Recorded Future concluded that the attack was carried out by a state-sponsored group in China, which it named RedDelta. It said that the tactics used by the group were similar to those of other state-sponsored hacking operations that had been identified in the past. But there were also new techniques and new computer code, and identifying the true source of a hack is difficult.
The revelations are certain to anger the Vatican as its relationship with the Chinese government has been enormously delicate, especially over China’s crackdown on Hong Kong. When the Vatican issued prepared remarks on July 5 for Pope Francis’s blessing at St. Peter’s Square, it included a message to the people of Hong Kong, saying the current standoff “requires courage, humility, nonviolence and respect for the dignity and rights of all. I hope that social and especially religious life may be expressed in full and true liberty, as indeed several international documents foresee.”
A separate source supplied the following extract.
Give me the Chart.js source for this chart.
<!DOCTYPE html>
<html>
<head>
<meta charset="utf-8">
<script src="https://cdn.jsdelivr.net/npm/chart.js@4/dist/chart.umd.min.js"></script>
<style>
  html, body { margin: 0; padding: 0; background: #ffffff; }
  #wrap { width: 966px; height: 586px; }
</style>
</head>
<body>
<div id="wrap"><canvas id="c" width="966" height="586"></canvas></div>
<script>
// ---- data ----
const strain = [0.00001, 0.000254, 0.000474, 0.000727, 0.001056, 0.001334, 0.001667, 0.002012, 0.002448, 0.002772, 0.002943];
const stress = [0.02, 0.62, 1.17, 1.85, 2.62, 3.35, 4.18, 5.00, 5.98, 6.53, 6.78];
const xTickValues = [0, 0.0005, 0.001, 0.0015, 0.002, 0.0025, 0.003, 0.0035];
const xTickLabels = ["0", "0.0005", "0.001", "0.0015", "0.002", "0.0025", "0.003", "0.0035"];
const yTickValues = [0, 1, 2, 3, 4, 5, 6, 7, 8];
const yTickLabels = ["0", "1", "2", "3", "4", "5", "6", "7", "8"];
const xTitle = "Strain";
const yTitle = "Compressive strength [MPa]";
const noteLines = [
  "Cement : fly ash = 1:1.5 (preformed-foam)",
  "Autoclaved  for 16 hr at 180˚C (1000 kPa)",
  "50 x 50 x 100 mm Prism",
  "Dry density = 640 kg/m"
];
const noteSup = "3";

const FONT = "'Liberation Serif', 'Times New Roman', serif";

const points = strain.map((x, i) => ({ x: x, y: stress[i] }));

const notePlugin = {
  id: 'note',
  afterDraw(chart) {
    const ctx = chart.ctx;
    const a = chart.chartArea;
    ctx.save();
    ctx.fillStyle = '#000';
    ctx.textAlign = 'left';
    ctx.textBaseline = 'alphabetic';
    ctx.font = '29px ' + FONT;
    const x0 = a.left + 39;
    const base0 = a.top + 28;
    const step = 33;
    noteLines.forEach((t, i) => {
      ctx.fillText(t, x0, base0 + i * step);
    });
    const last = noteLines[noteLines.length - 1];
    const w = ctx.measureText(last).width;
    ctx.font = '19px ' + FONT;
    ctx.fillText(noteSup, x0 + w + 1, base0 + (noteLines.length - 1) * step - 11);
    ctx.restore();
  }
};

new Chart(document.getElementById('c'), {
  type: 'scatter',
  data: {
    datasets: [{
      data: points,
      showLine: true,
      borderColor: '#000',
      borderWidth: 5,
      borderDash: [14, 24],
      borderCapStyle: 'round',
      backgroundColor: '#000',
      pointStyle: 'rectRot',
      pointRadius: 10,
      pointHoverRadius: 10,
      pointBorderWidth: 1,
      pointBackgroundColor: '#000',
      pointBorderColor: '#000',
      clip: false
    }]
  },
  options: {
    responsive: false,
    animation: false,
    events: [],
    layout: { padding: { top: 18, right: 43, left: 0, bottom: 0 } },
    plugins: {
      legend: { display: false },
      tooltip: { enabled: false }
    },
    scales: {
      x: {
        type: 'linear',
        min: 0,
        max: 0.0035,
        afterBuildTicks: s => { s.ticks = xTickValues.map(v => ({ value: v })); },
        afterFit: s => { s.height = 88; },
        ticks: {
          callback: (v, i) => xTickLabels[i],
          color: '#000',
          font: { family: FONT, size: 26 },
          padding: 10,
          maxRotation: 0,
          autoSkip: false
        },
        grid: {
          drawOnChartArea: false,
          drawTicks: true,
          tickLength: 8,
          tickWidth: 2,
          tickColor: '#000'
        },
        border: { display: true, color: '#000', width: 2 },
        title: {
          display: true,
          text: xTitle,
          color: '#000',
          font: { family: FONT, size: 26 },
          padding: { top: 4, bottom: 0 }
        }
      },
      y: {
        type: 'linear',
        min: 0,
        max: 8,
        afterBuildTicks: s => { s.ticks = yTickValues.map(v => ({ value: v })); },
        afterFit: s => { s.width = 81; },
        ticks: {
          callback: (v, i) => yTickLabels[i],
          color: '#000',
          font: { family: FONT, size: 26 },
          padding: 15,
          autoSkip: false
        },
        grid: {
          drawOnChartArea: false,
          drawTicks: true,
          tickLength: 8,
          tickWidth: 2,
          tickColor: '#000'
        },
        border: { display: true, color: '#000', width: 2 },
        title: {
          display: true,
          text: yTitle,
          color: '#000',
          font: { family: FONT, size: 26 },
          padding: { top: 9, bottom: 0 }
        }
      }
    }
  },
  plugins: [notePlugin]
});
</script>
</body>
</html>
But in the end, the pope did not deliver those words when he spoke.
The negotiations between the Vatican and Beijing would follow on the provisional agreement of 2018. The deal, the details of which are still largely unknown, was aimed at laying the foundation for a process by which the pope and the Chinese authorities could agree on bishops appointed to the head of official churches in China. As part of the deal, Pope Francis agreed to recognize several bishops who had been appointed by the Chinese government.